After US swimmer Michael Phelps showed up at the Olympics with round purple bruises on his body, there have been a ton of stories explaining why. The short answer: he’s fallen for pseudoscientific bullshit.
It’s called cupping, a technique that dates from before modern medicine in which a glass cup is heated and placed on the skin. As the air inside the cup cools, it creates suction, pulling up the skin, often breaking capillaries underneath, and leaving that round purple/red mark. Believers say it helps fight muscle fatigue and, well, a litany of other things, but there is absolutely no scientific evidence to support those claims.

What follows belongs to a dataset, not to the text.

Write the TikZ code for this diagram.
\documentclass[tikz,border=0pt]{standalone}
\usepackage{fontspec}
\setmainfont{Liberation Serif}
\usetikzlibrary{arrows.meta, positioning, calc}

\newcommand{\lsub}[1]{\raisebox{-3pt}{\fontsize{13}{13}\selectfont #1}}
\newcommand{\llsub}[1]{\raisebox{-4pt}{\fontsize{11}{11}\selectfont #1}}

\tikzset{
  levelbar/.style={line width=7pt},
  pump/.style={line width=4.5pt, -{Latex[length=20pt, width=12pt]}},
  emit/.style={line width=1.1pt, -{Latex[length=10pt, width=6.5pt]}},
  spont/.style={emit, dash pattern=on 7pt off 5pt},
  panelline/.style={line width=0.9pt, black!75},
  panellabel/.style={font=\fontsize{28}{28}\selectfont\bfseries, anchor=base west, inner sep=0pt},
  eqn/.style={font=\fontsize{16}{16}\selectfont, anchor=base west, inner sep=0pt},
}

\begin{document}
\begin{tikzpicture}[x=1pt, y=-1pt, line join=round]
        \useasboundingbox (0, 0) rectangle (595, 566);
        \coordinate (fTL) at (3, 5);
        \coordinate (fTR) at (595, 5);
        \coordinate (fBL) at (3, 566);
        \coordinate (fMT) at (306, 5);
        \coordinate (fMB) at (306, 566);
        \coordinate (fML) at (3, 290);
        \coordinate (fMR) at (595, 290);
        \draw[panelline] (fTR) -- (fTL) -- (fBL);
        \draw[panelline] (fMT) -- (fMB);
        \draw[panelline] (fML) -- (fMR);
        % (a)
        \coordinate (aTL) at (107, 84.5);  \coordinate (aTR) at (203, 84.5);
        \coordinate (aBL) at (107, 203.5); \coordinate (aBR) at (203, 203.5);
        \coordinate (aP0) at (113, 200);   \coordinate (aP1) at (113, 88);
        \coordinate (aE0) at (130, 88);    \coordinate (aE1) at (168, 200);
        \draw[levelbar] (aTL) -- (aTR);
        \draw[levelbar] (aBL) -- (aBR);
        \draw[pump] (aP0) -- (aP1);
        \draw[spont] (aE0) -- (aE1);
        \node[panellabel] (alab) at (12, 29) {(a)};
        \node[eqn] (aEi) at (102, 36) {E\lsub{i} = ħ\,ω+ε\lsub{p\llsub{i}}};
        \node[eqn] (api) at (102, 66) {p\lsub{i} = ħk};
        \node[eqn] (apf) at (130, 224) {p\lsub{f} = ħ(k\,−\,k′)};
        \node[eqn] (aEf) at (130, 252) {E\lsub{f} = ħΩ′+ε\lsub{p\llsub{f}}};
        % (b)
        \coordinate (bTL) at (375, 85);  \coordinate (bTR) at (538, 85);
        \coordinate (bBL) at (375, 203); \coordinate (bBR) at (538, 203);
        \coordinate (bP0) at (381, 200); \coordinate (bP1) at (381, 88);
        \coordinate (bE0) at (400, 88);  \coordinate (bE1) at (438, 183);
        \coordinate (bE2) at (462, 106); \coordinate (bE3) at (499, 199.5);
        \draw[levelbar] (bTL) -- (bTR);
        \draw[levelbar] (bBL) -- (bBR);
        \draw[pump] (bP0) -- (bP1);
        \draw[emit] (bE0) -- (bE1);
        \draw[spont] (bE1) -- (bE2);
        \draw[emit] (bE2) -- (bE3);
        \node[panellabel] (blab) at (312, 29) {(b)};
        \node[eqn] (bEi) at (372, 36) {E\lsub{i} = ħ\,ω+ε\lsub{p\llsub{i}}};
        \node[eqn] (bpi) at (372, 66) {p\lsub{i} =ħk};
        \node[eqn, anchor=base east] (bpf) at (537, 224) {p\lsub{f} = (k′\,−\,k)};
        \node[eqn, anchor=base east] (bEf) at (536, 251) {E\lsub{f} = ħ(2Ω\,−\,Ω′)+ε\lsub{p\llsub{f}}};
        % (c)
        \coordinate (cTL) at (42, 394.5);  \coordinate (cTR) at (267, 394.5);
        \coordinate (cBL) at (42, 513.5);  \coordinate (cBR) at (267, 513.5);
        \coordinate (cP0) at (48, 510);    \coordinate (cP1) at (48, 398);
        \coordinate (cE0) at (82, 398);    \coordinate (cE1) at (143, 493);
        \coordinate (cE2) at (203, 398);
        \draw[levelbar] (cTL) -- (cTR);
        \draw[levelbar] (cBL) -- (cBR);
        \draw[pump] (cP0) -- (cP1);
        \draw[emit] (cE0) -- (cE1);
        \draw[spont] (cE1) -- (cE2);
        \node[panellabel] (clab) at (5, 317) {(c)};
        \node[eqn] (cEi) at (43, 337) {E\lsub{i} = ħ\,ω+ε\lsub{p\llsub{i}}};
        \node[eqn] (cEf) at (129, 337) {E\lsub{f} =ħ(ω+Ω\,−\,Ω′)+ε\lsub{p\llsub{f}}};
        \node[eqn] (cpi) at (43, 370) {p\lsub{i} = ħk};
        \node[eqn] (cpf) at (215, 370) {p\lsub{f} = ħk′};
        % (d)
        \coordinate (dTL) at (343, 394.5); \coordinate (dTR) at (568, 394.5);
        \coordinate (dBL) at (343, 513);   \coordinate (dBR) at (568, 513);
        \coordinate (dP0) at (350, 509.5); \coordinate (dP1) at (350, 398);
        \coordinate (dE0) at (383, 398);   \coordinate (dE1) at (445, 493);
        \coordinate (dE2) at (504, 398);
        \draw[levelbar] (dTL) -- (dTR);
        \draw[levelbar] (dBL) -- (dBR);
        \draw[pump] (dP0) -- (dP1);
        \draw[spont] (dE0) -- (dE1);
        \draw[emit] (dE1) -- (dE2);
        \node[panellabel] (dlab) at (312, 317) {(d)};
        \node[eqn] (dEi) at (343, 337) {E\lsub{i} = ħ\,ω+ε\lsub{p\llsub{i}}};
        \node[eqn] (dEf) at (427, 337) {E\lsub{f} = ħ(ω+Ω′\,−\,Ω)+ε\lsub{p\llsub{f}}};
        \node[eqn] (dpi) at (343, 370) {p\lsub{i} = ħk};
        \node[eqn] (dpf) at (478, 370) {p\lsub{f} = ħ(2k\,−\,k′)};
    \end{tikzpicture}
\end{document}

I’ve known about cupping for a long time, because my parents told me stories of their parents using the practice to heal them (and their siblings) when they were very young. What did it treat? Whatever you said it treated — a cold, a fever, pneumonia — you didn’t have to be specific because the fact was (and remains) that cupping has no positive or restorative effect at all.
Of course, health expert Gwyneth Paltrow — the woman who promoted vagina steaming — is a cupping endorser, so you know it’s garbage. Unfortunately, because of Phelps, the gullible public, which had never heard of cupping, will start using the practice. I predict that within a month or two, we’ll see a rash (if you’ll pardon the pun) of stories about people being burned by the practice, both literally and figuratively.
What really pisses me off about this story is that the vast majority of media outlets that report on Phelps’ bruises won’t bother to find someone who says what I’ve just told you. All they had to do was Google “cupping” to find this piece, in which David Gorski debunks the nonsense behind the craze.
I’d much rather they tell a better science-for-the-win story like this one, about a woman who got married this weekend and was accompanied down the aisle by the man who had received her father’s heart after he died ten years ago. That’s a tale of real life-saving science with a happily emotional ending.
A story like that could inspire more people to become organ donors, which we have a chronic shortage of in this country. But instead we’ll get a batch of trendy idiots walking around with giant hickeys on their bodies.